What is asked:
Each line below must be set down exactly; omit any image you find.

Collected data:
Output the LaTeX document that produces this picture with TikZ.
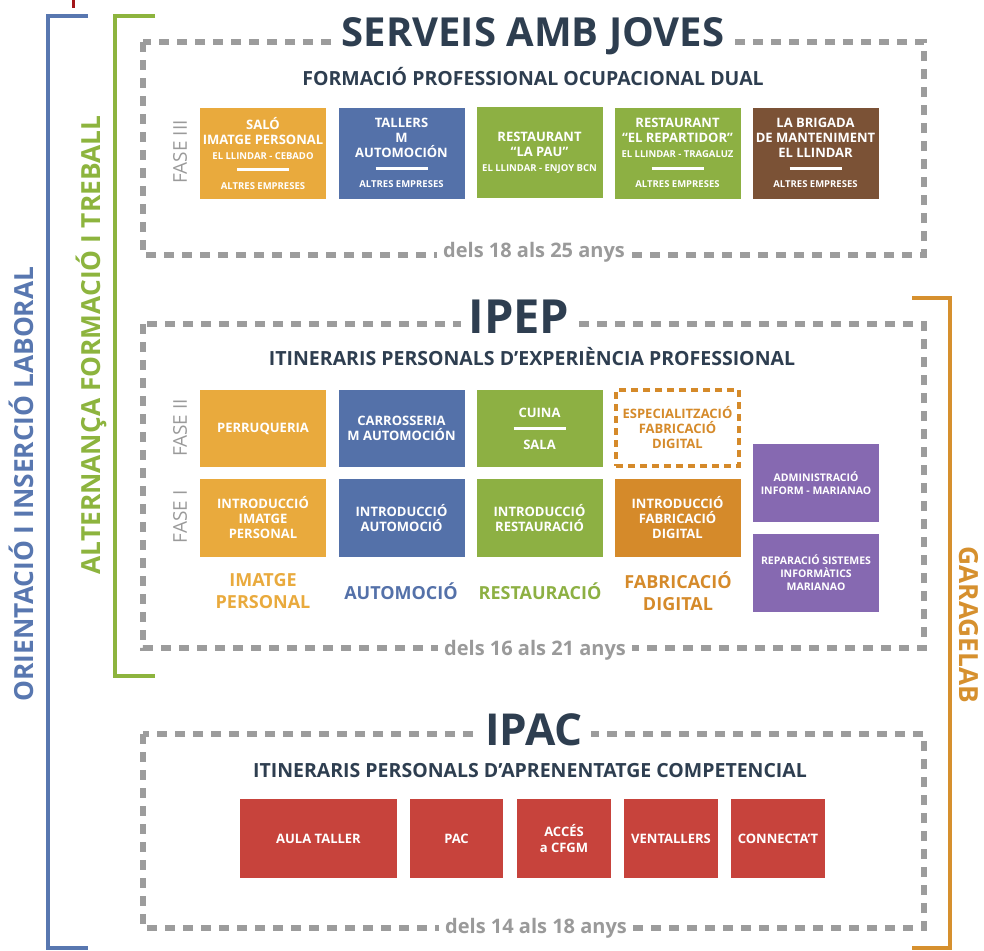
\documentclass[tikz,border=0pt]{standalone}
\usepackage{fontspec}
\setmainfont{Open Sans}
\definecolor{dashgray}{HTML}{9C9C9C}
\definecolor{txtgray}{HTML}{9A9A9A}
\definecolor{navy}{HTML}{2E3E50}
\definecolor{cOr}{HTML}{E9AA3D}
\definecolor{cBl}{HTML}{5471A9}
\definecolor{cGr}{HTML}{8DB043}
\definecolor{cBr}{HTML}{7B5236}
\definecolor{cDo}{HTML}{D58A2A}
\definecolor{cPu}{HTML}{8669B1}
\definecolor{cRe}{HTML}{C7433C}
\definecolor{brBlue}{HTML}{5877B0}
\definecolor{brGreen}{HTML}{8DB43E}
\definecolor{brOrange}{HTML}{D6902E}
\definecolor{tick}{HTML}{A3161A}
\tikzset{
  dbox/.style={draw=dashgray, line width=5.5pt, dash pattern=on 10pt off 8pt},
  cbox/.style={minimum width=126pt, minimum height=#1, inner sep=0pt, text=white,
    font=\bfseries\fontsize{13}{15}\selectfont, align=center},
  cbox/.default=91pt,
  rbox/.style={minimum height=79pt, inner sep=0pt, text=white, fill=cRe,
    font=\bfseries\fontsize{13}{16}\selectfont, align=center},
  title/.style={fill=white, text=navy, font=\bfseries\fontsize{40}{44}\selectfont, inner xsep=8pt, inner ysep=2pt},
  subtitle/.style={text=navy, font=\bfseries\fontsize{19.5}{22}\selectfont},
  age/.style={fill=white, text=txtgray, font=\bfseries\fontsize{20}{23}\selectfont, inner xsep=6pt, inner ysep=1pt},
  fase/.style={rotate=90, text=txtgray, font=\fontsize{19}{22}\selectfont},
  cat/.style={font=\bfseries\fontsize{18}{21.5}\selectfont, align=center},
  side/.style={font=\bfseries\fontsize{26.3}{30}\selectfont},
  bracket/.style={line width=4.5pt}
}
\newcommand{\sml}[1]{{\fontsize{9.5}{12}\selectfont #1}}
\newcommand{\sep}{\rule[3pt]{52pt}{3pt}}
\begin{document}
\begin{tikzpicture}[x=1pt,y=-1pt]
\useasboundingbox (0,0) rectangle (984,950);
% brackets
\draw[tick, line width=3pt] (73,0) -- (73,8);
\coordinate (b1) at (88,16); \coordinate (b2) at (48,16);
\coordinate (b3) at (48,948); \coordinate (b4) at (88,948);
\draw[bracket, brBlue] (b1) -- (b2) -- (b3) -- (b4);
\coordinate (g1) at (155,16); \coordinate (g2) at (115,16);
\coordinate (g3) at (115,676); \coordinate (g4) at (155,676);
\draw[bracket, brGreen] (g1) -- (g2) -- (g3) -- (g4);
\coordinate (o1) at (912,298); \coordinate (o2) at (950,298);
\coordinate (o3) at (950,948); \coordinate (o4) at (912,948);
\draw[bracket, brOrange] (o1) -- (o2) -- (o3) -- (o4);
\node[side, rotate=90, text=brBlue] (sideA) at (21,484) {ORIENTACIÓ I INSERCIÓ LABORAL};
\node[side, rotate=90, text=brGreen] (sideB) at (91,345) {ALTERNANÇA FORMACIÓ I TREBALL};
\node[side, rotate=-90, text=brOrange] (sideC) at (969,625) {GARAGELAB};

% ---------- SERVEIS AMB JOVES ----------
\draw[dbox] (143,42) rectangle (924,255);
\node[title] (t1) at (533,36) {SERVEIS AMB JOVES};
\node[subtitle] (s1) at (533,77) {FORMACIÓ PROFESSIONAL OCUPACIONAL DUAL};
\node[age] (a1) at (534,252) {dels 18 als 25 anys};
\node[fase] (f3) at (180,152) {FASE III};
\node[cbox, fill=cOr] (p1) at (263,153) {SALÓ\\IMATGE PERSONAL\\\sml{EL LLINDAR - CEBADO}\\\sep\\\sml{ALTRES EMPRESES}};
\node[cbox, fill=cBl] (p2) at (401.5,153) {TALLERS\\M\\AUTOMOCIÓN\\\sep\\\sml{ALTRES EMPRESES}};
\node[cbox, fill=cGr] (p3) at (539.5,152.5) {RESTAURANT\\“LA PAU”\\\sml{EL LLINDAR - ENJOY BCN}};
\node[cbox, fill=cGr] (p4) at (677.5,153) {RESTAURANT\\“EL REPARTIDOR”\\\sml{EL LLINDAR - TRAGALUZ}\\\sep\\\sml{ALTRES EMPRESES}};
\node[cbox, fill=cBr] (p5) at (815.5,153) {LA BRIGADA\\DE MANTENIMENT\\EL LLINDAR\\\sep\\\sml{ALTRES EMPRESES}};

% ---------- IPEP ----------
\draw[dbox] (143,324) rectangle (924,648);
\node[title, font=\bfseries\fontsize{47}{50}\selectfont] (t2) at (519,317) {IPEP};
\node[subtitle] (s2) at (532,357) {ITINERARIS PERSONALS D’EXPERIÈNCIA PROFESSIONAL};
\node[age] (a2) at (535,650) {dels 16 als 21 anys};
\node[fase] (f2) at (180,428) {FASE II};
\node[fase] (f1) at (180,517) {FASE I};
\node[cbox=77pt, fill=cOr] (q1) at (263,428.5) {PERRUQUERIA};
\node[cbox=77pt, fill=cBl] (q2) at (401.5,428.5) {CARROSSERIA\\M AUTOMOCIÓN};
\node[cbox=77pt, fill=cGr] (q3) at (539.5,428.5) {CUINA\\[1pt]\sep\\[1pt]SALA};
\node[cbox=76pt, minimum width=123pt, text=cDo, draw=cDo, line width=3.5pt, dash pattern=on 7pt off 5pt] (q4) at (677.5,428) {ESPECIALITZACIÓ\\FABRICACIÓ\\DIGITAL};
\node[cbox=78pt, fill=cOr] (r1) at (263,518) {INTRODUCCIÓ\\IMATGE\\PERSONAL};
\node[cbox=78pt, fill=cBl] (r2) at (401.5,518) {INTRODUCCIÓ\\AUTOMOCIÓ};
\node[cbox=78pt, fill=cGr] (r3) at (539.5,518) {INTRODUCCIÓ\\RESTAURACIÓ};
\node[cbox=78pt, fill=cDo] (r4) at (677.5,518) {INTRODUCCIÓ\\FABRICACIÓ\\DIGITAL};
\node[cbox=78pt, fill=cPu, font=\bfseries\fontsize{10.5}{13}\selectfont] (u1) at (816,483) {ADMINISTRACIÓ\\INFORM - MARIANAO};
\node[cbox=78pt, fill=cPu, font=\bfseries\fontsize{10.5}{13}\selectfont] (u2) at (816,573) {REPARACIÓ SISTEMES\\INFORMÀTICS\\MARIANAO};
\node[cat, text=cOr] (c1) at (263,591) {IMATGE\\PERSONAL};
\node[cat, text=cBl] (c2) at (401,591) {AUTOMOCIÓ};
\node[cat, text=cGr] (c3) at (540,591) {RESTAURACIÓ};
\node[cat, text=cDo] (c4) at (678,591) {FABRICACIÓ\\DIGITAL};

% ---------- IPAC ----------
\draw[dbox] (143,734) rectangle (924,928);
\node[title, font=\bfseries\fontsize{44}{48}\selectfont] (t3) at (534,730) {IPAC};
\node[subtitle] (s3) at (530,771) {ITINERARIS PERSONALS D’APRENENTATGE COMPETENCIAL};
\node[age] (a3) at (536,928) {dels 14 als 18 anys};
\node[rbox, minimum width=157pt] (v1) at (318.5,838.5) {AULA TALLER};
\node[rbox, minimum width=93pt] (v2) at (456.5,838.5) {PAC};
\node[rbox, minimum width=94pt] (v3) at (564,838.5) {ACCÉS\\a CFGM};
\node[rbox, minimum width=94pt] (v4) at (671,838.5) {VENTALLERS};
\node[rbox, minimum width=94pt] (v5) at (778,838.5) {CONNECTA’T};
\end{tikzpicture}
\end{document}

Expected answer:
Output the LaTeX document that produces this picture with TikZ.
\documentclass[tikz,border=0pt]{standalone}
\usepackage{fontspec}
\setmainfont{Open Sans}
\definecolor{dashgray}{HTML}{9C9C9C}
\definecolor{txtgray}{HTML}{9A9A9A}
\definecolor{navy}{HTML}{2E3E50}
\definecolor{cOr}{HTML}{E9AA3D}
\definecolor{cBl}{HTML}{5471A9}
\definecolor{cGr}{HTML}{8DB043}
\definecolor{cBr}{HTML}{7B5236}
\definecolor{cDo}{HTML}{D58A2A}
\definecolor{cPu}{HTML}{8669B1}
\definecolor{cRe}{HTML}{C7433C}
\definecolor{brBlue}{HTML}{5877B0}
\definecolor{brGreen}{HTML}{8DB43E}
\definecolor{brOrange}{HTML}{D6902E}
\definecolor{tick}{HTML}{A3161A}
\tikzset{
  dbox/.style={draw=dashgray, line width=5.5pt, dash pattern=on 10pt off 8pt},
  cbox/.style={minimum width=126pt, minimum height=#1, inner sep=0pt, text=white,
    font=\bfseries\fontsize{13}{15}\selectfont, align=center},
  cbox/.default=91pt,
  rbox/.style={minimum height=79pt, inner sep=0pt, text=white, fill=cRe,
    font=\bfseries\fontsize{13}{16}\selectfont, align=center},
  title/.style={fill=white, text=navy, font=\bfseries\fontsize{40}{44}\selectfont, inner xsep=8pt, inner ysep=2pt},
  subtitle/.style={text=navy, font=\bfseries\fontsize{19.5}{22}\selectfont},
  age/.style={fill=white, text=txtgray, font=\bfseries\fontsize{20}{23}\selectfont, inner xsep=6pt, inner ysep=1pt},
  fase/.style={rotate=90, text=txtgray, font=\fontsize{19}{22}\selectfont},
  cat/.style={font=\bfseries\fontsize{18}{21.5}\selectfont, align=center},
  side/.style={font=\bfseries\fontsize{26.3}{30}\selectfont},
  bracket/.style={line width=4.5pt}
}
\newcommand{\sml}[1]{{\fontsize{9.5}{12}\selectfont #1}}
\newcommand{\sep}{\rule[3pt]{52pt}{3pt}}
\begin{document}
\begin{tikzpicture}[x=1pt,y=-1pt]
\useasboundingbox (0,0) rectangle (984,950);
% brackets
\draw[tick, line width=3pt] (73,0) -- (73,8);
\coordinate (b1) at (88,16); \coordinate (b2) at (48,16);
\coordinate (b3) at (48,948); \coordinate (b4) at (88,948);
\draw[bracket, brBlue] (b1) -- (b2) -- (b3) -- (b4);
\coordinate (g1) at (155,16); \coordinate (g2) at (115,16);
\coordinate (g3) at (115,676); \coordinate (g4) at (155,676);
\draw[bracket, brGreen] (g1) -- (g2) -- (g3) -- (g4);
\coordinate (o1) at (912,298); \coordinate (o2) at (950,298);
\coordinate (o3) at (950,948); \coordinate (o4) at (912,948);
\draw[bracket, brOrange] (o1) -- (o2) -- (o3) -- (o4);
\node[side, rotate=90, text=brBlue] (sideA) at (21,484) {ORIENTACIÓ I INSERCIÓ LABORAL};
\node[side, rotate=90, text=brGreen] (sideB) at (91,345) {ALTERNANÇA FORMACIÓ I TREBALL};
\node[side, rotate=-90, text=brOrange] (sideC) at (969,625) {GARAGELAB};

% ---------- SERVEIS AMB JOVES ----------
\draw[dbox] (143,42) rectangle (924,255);
\node[title] (t1) at (533,36) {SERVEIS AMB JOVES};
\node[subtitle] (s1) at (533,77) {FORMACIÓ PROFESSIONAL OCUPACIONAL DUAL};
\node[age] (a1) at (534,252) {dels 18 als 25 anys};
\node[fase] (f3) at (180,152) {FASE III};
\node[cbox, fill=cOr] (p1) at (263,153) {SALÓ\\IMATGE PERSONAL\\\sml{EL LLINDAR - CEBADO}\\\sep\\\sml{ALTRES EMPRESES}};
\node[cbox, fill=cBl] (p2) at (401.5,153) {TALLERS\\M\\AUTOMOCIÓN\\\sep\\\sml{ALTRES EMPRESES}};
\node[cbox, fill=cGr] (p3) at (539.5,152.5) {RESTAURANT\\“LA PAU”\\\sml{EL LLINDAR - ENJOY BCN}};
\node[cbox, fill=cGr] (p4) at (677.5,153) {RESTAURANT\\“EL REPARTIDOR”\\\sml{EL LLINDAR - TRAGALUZ}\\\sep\\\sml{ALTRES EMPRESES}};
\node[cbox, fill=cBr] (p5) at (815.5,153) {LA BRIGADA\\DE MANTENIMENT\\EL LLINDAR\\\sep\\\sml{ALTRES EMPRESES}};

% ---------- IPEP ----------
\draw[dbox] (143,324) rectangle (924,648);
\node[title, font=\bfseries\fontsize{47}{50}\selectfont] (t2) at (519,317) {IPEP};
\node[subtitle] (s2) at (532,357) {ITINERARIS PERSONALS D’EXPERIÈNCIA PROFESSIONAL};
\node[age] (a2) at (535,650) {dels 16 als 21 anys};
\node[fase] (f2) at (180,428) {FASE II};
\node[fase] (f1) at (180,517) {FASE I};
\node[cbox=77pt, fill=cOr] (q1) at (263,428.5) {PERRUQUERIA};
\node[cbox=77pt, fill=cBl] (q2) at (401.5,428.5) {CARROSSERIA\\M AUTOMOCIÓN};
\node[cbox=77pt, fill=cGr] (q3) at (539.5,428.5) {CUINA\\[1pt]\sep\\[1pt]SALA};
\node[cbox=76pt, minimum width=123pt, text=cDo, draw=cDo, line width=3.5pt, dash pattern=on 7pt off 5pt] (q4) at (677.5,428) {ESPECIALITZACIÓ\\FABRICACIÓ\\DIGITAL};
\node[cbox=78pt, fill=cOr] (r1) at (263,518) {INTRODUCCIÓ\\IMATGE\\PERSONAL};
\node[cbox=78pt, fill=cBl] (r2) at (401.5,518) {INTRODUCCIÓ\\AUTOMOCIÓ};
\node[cbox=78pt, fill=cGr] (r3) at (539.5,518) {INTRODUCCIÓ\\RESTAURACIÓ};
\node[cbox=78pt, fill=cDo] (r4) at (677.5,518) {INTRODUCCIÓ\\FABRICACIÓ\\DIGITAL};
\node[cbox=78pt, fill=cPu, font=\bfseries\fontsize{10.5}{13}\selectfont] (u1) at (816,483) {ADMINISTRACIÓ\\INFORM - MARIANAO};
\node[cbox=78pt, fill=cPu, font=\bfseries\fontsize{10.5}{13}\selectfont] (u2) at (816,573) {REPARACIÓ SISTEMES\\INFORMÀTICS\\MARIANAO};
\node[cat, text=cOr] (c1) at (263,591) {IMATGE\\PERSONAL};
\node[cat, text=cBl] (c2) at (401,591) {AUTOMOCIÓ};
\node[cat, text=cGr] (c3) at (540,591) {RESTAURACIÓ};
\node[cat, text=cDo] (c4) at (678,591) {FABRICACIÓ\\DIGITAL};

% ---------- IPAC ----------
\draw[dbox] (143,734) rectangle (924,928);
\node[title, font=\bfseries\fontsize{44}{48}\selectfont] (t3) at (534,730) {IPAC};
\node[subtitle] (s3) at (530,771) {ITINERARIS PERSONALS D’APRENENTATGE COMPETENCIAL};
\node[age] (a3) at (536,928) {dels 14 als 18 anys};
\node[rbox, minimum width=157pt] (v1) at (318.5,838.5) {AULA TALLER};
\node[rbox, minimum width=93pt] (v2) at (456.5,838.5) {PAC};
\node[rbox, minimum width=94pt] (v3) at (564,838.5) {ACCÉS\\a CFGM};
\node[rbox, minimum width=94pt] (v4) at (671,838.5) {VENTALLERS};
\node[rbox, minimum width=94pt] (v5) at (778,838.5) {CONNECTA’T};
\end{tikzpicture}
\end{document}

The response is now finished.